In the example that follows a type of incident is given in which someone accidentally offends someone else. This could be seen as unintentional in the sense that if you asked the person why they offended the other they might say "I did not intend to", but they would still need to comprehend that that there existed, culturally speaking, a version of that act that was intentional, was patterned and codified and occupied a categorical position in person's cultural scheme. In that sense, then, the issue of agency becomes complex.
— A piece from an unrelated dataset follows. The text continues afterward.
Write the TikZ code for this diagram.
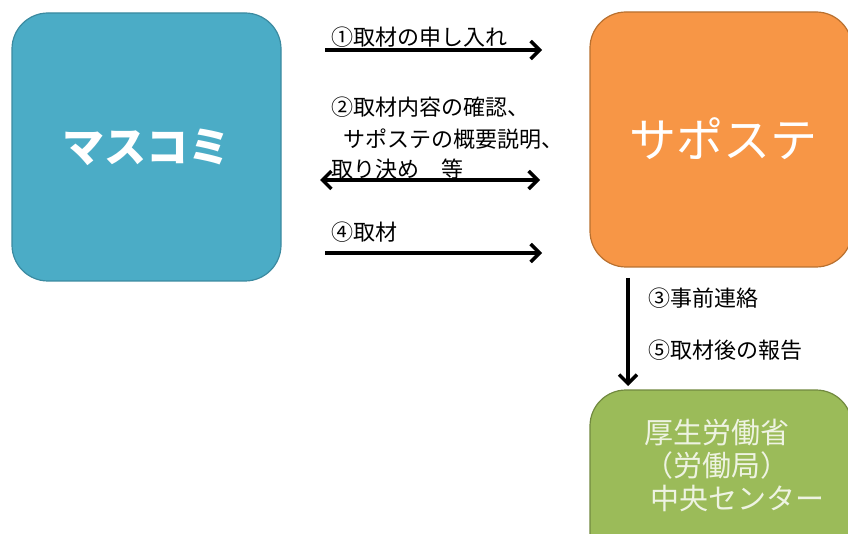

As Christensen says "experience is always experience of something as something, the understanding of which presupposes involvements and engagements with objects and persons in different situations, leaving none of these unchanged in the process... Any putative experience economy would have to address these important aspects of experience to hold any credibility." If the goal of understanding the experience economy by the "industry" is to create new kinds of experiences to sell while also utilizing the time of the experience to insert new and other products to consumers, a general lack of understanding of the enormous cultural complexity of what it means to want and have experiences is certainly going to be crippling. It seems to me that much of the literature that Christensen successfully critiques starts with an idea of the "consumer" operating within an "economy." If one does not start by undermining the assumption that one can create such an identity in isolation for all the other aspects of that person's social universe than one will fail, from the start, to grasp what kinds of actions one can anticipate.